Screen Queensland CEO Kylie Munnich said the region’s landscapes, history and natural assets would be broadcast to an audience of millions of Australians.

“In a departure from Survivor’s previous tropical island locations of Fiji and Samoa, producers were inspired by the red dirt and wide blue skies of Queensland’s outback, which, alongside our state’s competitive screen incentives, sealed the deal on seasons 6 and now 7,” Munnich said.

Production company Endemol Shine Australia Chief Executive Officer, Peter Newman, said the success of filming in Cloncurry, which generated around $14.6 million and 150 local jobs, paved the way for the next series in Queensland.

“We were thrilled with the results, the beauty of the location added so much to the game of Survivor,” Newman said. “We are delighted to remain in Queensland for this next series and travel the show to the equally stunning Charters Towers location.”

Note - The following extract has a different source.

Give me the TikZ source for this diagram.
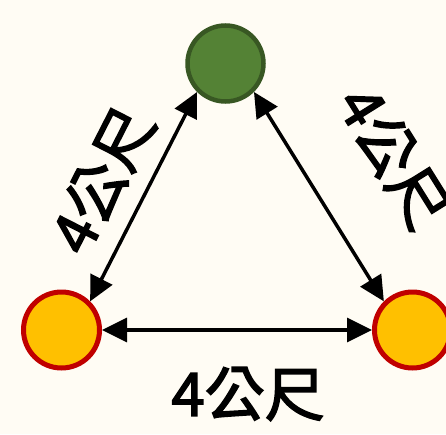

The Charters Towers series of Survivor is expected to deliver $12.6 million for the state’s economy and employ 170 Queenslanders.

It comes as filming is getting underway on a new TV series called Darby and Joan, starring Bryan Brown and Greta Scacchi.

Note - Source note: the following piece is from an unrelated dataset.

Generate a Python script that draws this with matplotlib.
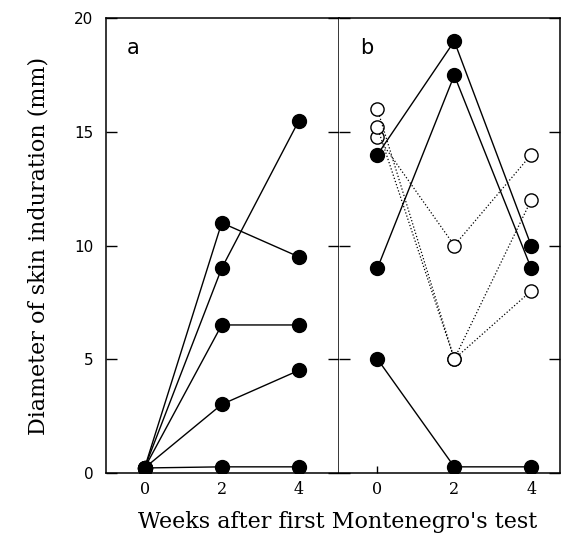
import numpy as np
import matplotlib.pyplot as plt

weeks = [0, 2, 4]

# panel a, filled circles (mm)
a_series = [
    [0.2, 11.0, 9.5],
    [0.2, 9.0, 15.5],
    [0.2, 6.5, 6.5],
    [0.2, 3.0, 4.5],
    [0.2, 0.25, 0.25],
]

# panel b, filled circles
b_filled = [
    [14.0, 19.0, 10.0],
    [9.0, 17.5, 9.0],
    [5.0, 0.25, 0.25],
]

# panel b, open circles (dotted)
b_open = [
    [14.8, 10.0, 14.0],
    [15.2, 5.0, 12.0],
    [16.0, 5.0, 8.0],
]

fig = plt.figure(figsize=(5.62, 5.44), dpi=100)
ax_a = fig.add_axes([0.1886, 0.1314, 0.4146, 0.8346])
ax_b = fig.add_axes([0.6032, 0.1314, 0.3932, 0.8346])

for s in a_series:
    ax_a.plot(weeks, s, '-', color='black', lw=1.0, marker='o', ms=10,
              mfc='black', mec='black', zorder=3)

for s in b_open:
    ax_b.plot(weeks, s, ':', color='black', lw=0.9, marker='o', ms=9.5,
              mfc='white', mec='black', mew=1.0, zorder=2)
for s in b_filled:
    ax_b.plot(weeks, s, '-', color='black', lw=1.0, marker='o', ms=10,
              mfc='black', mec='black', zorder=3)

ax_a.set_xlim(-1, 5.04)
ax_b.set_xlim(-1, 4.75)
for ax in (ax_a, ax_b):
    ax.set_ylim(0, 20)
    ax.set_yticks([0, 5, 10, 15, 20])
    ax.set_xticks(weeks)
    ax.set_xticklabels(['0', '2', '4'], family='DejaVu Serif', fontsize=11.5)
    for sp in ax.spines.values():
        sp.set_linewidth(1.1)
    ax.tick_params(axis='x', direction='in', length=5, width=1, pad=6)
    ax.tick_params(axis='y', direction='in', length=8, width=1,
                   left=True, right=True)

ax_a.set_yticklabels(['0', '5', '10', '15', '20'], fontsize=11)
ax_a.tick_params(axis='y', pad=9)
ax_b.set_yticklabels([])
ax_b.spines['left'].set_visible(False)

ax_a.text(-0.45, 18.7, 'a', fontsize=15, va='center')
ax_b.text(-0.45, 18.7, 'b', fontsize=15, va='center')

ax_a.set_ylabel('Diameter of skin induration (mm)', family='DejaVu Serif',
                fontsize=16, labelpad=18)
fig.text(0.6, 0.03, "Weeks after first Montenegro's test",
         family='DejaVu Serif', fontsize=16, ha='center')

fig.savefig('out.png', dpi=100)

Brown and Scacchi will star as anything but a usual Darby and Joan elderly couple, but the backdrop will be archetypal Queensland.

Billed as a rollicking road trip with a mystery twist, the new series will feature scenes shot in historical country towns, billabongs, gorges and grassy plains in the state’s west.

The regional filming will bring a focus to the breadth of Queensland scenery and locations outside the movie production hubs of the south-east.

Darby and Joan was commissioned by Acorn TV, produced by Australian production company CJZ, and supported by the Queensland Government via Screen Queensland’s Screen Finance fund.

Acorn TV is a major streaming service in Australia, America, Canada, the United Kingdom, Latin America, Spain, and Portugal.

The production is expected to inject around $6.6 million into the local economies and generate 95 jobs.

Premier Annastacia Palaszczuk said the production would take Queensland’s regions to a global audience.

“In addition to the direct economic and jobs benefits, Darby and Joan will showcase regional and rural Queensland,” she said.

“We are a vast and varied state, with a huge geographic footprint and often unseen regional townships, and I’m proud that Queensland will star as a character in its own right in a series with such a strong global reach.”

Other productions underway in Queensland currently include Joe Exotic at Screen Queensland Studios in Brisbane, the third season of Bluey, the ABC crime series Troppo and Matchbox Pictures’ Irreverent.

Upcoming productions include Universal Pictures’ Ticket to Paradise, starring George Clooney and Julia Roberts, that will film in The Whitsundays.
Disney+ blockbuster series Nautilus will begin filming on the Gold Coast next year.